Here we describe the data structures in the Tendermint blockchain and the rules for validating them.

Data Structures

The Tendermint blockchains consists of a short list of basic data types:

  • Block
  • Header
  • BlockID
  • Time
  • Data (for transactions)
  • Commit and Vote
  • EvidenceData and Evidence

Block

A block consists of a header, transactions, votes (the commit), and a list of evidence of malfeasance (ie. signing conflicting votes).

type Block struct {
    Header      Header
    Txs         Data
    Evidence    EvidenceData
    LastCommit  Commit
}

Note the LastCommit is the set of votes that committed the last block.

Header

A block header contains metadata about the block and about the consensus, as well as commitments to the data in the current block, the previous block, and the results returned by the application:

type Header struct {
	// basic block info
	ChainID  string
	Height   int64
	Time     Time
	NumTxs   int64
	TotalTxs int64

	// prev block info
	LastBlockID BlockID

	// hashes of block data
	LastCommitHash []byte // commit from validators from the last block
	DataHash       []byte // Merkle root of transactions

	// hashes from the app output from the prev block
	ValidatorsHash     []byte // validators for the current block
	NextValidatorsHash []byte // validators for the next block
	ConsensusHash      []byte // consensus params for current block
	AppHash            []byte // state after txs from the previous block
	LastResultsHash    []byte // root hash of all results from the txs from the previous block

	// consensus info
	EvidenceHash    []byte // evidence included in the block
	ProposerAddress []byte // original proposer of the block

Further details on each of these fields is described below.

BlockID

The BlockID contains two distinct Merkle roots of the block. The first, used as the block's main hash, is the Merkle root of all the fields in the header. The second, used for secure gossipping of the block during consensus, is the Merkle root of the complete serialized block cut into parts. The BlockID includes these two hashes, as well as the number of parts.

type BlockID struct {
    Hash []byte
    Parts PartsHeader
}

type PartsHeader struct {
    Hash []byte
    Total int32
}

TODO: link to details of merkle sums.

Time

Tendermint uses the Google.Protobuf.WellKnownTypes.Timestamp format, which uses two integers, one for Seconds and for Nanoseconds.
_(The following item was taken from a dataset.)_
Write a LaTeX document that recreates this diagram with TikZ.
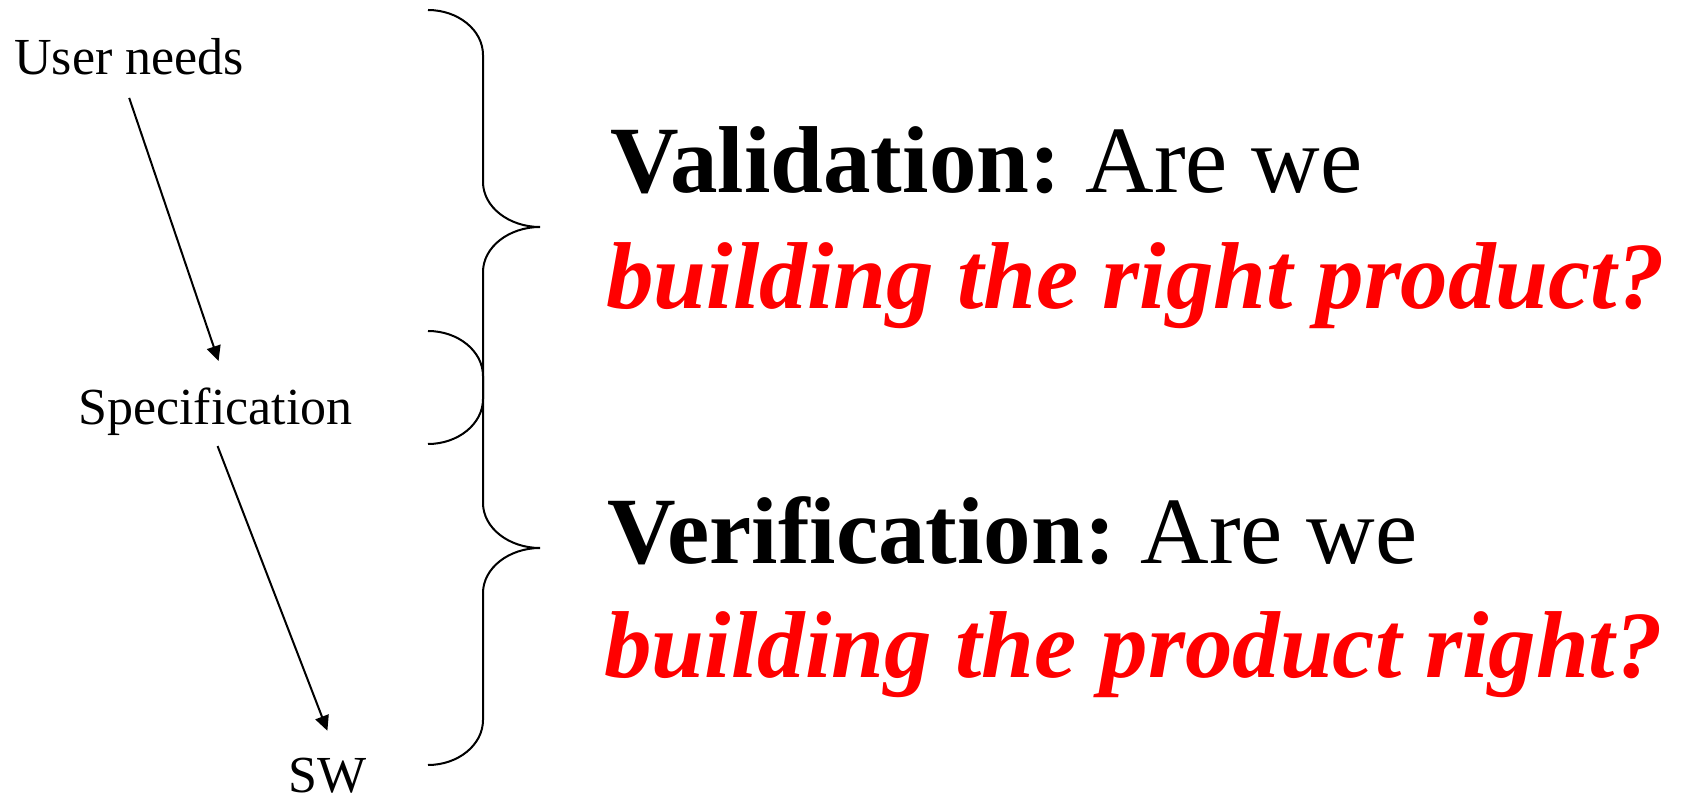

NOTE: there is currently a small divergence between Tendermint and the Google.Protobuf.WellKnownTypes.Timestamp that should be resolved. See this issue for details.

Data

Data is just a wrapper for a list of transactions, where transactions are arbitrary byte arrays:

type Data struct {
    Txs [][]byte
}

Commit

Commit is a simple wrapper for a list of votes, with one vote for each validator. It also contains the relevant BlockID:

type Commit struct {
    BlockID     BlockID
    Precommits  []Vote
}

NOTE: this will likely change to reduce the commit size by eliminating redundant information - see issue #1648.

Vote

A vote is a signed message from a validator for a particular block. The vote includes information about the validator signing it.

type Vote struct {
    ValidatorAddress    []byte
    ValidatorIndex      int
    Height              int64
    Round               int
    Timestamp           Time
    Type                int8
    BlockID             BlockID
    Signature           []byte
}

There are two types of votes: a prevote has vote.Type == 1 and a precommit has vote.Type == 2.

Signature

Signatures in Tendermint are raw bytes representing the underlying signature. The only signature scheme currently supported for Tendermint validators is ED25519. The signature is the raw 64-byte ED25519 signature.

EvidenceData

EvidenceData is a simple wrapper for a list of evidence:

type EvidenceData struct {
    Evidence []Evidence
}

Evidence

Evidence in Tendermint is implemented as an interface. This means any evidence is encoded using its Amino prefix. There is currently only a single type, the DuplicateVoteEvidence.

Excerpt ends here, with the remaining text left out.